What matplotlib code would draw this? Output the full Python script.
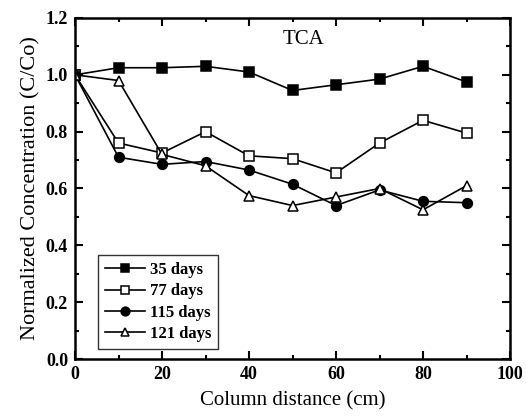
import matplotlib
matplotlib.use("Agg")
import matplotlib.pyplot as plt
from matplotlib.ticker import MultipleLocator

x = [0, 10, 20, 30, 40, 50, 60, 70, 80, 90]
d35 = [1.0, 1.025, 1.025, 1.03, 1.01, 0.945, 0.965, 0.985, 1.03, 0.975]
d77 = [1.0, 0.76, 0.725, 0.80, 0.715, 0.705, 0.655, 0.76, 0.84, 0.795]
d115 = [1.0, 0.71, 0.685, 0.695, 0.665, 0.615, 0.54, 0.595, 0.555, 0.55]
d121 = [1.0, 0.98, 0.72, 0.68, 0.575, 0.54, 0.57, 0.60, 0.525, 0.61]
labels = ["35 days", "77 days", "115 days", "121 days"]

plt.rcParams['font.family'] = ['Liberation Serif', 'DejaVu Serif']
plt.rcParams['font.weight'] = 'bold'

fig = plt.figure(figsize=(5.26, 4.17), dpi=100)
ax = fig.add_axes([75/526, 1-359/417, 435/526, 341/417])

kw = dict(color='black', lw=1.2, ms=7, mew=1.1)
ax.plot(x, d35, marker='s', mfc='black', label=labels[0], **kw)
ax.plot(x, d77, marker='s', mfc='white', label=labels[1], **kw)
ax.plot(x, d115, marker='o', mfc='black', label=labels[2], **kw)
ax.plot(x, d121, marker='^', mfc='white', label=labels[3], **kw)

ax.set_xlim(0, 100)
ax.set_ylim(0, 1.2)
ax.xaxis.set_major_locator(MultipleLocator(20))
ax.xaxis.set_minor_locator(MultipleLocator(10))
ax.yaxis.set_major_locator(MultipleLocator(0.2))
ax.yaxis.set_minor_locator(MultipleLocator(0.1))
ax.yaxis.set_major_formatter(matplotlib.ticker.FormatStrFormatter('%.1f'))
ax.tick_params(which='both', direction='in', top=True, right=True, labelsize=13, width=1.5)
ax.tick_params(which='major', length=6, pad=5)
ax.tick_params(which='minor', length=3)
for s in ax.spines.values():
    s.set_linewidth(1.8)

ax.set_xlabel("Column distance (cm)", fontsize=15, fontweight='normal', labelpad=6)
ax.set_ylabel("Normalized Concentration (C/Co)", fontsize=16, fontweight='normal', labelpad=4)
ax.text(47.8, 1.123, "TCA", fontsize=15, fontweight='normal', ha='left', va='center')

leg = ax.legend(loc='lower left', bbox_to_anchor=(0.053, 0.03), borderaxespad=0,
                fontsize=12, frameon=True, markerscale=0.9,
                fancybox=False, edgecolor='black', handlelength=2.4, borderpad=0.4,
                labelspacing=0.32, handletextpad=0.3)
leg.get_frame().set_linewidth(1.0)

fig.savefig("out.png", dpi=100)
════════════════════
## Short exercise
Return, unchanged, the lines from the first line of the material through the line that holds "s.set_linewidth(1.8)", inclusive, omitting pictures.

## Final answer
What matplotlib code would draw this? Output the full Python script.
import matplotlib
matplotlib.use("Agg")
import matplotlib.pyplot as plt
from matplotlib.ticker import MultipleLocator

x = [0, 10, 20, 30, 40, 50, 60, 70, 80, 90]
d35 = [1.0, 1.025, 1.025, 1.03, 1.01, 0.945, 0.965, 0.985, 1.03, 0.975]
d77 = [1.0, 0.76, 0.725, 0.80, 0.715, 0.705, 0.655, 0.76, 0.84, 0.795]
d115 = [1.0, 0.71, 0.685, 0.695, 0.665, 0.615, 0.54, 0.595, 0.555, 0.55]
d121 = [1.0, 0.98, 0.72, 0.68, 0.575, 0.54, 0.57, 0.60, 0.525, 0.61]
labels = ["35 days", "77 days", "115 days", "121 days"]

plt.rcParams['font.family'] = ['Liberation Serif', 'DejaVu Serif']
plt.rcParams['font.weight'] = 'bold'

fig = plt.figure(figsize=(5.26, 4.17), dpi=100)
ax = fig.add_axes([75/526, 1-359/417, 435/526, 341/417])

kw = dict(color='black', lw=1.2, ms=7, mew=1.1)
ax.plot(x, d35, marker='s', mfc='black', label=labels[0], **kw)
ax.plot(x, d77, marker='s', mfc='white', label=labels[1], **kw)
ax.plot(x, d115, marker='o', mfc='black', label=labels[2], **kw)
ax.plot(x, d121, marker='^', mfc='white', label=labels[3], **kw)

ax.set_xlim(0, 100)
ax.set_ylim(0, 1.2)
ax.xaxis.set_major_locator(MultipleLocator(20))
ax.xaxis.set_minor_locator(MultipleLocator(10))
ax.yaxis.set_major_locator(MultipleLocator(0.2))
ax.yaxis.set_minor_locator(MultipleLocator(0.1))
ax.yaxis.set_major_formatter(matplotlib.ticker.FormatStrFormatter('%.1f'))
ax.tick_params(which='both', direction='in', top=True, right=True, labelsize=13, width=1.5)
ax.tick_params(which='major', length=6, pad=5)
ax.tick_params(which='minor', length=3)
for s in ax.spines.values():
    s.set_linewidth(1.8)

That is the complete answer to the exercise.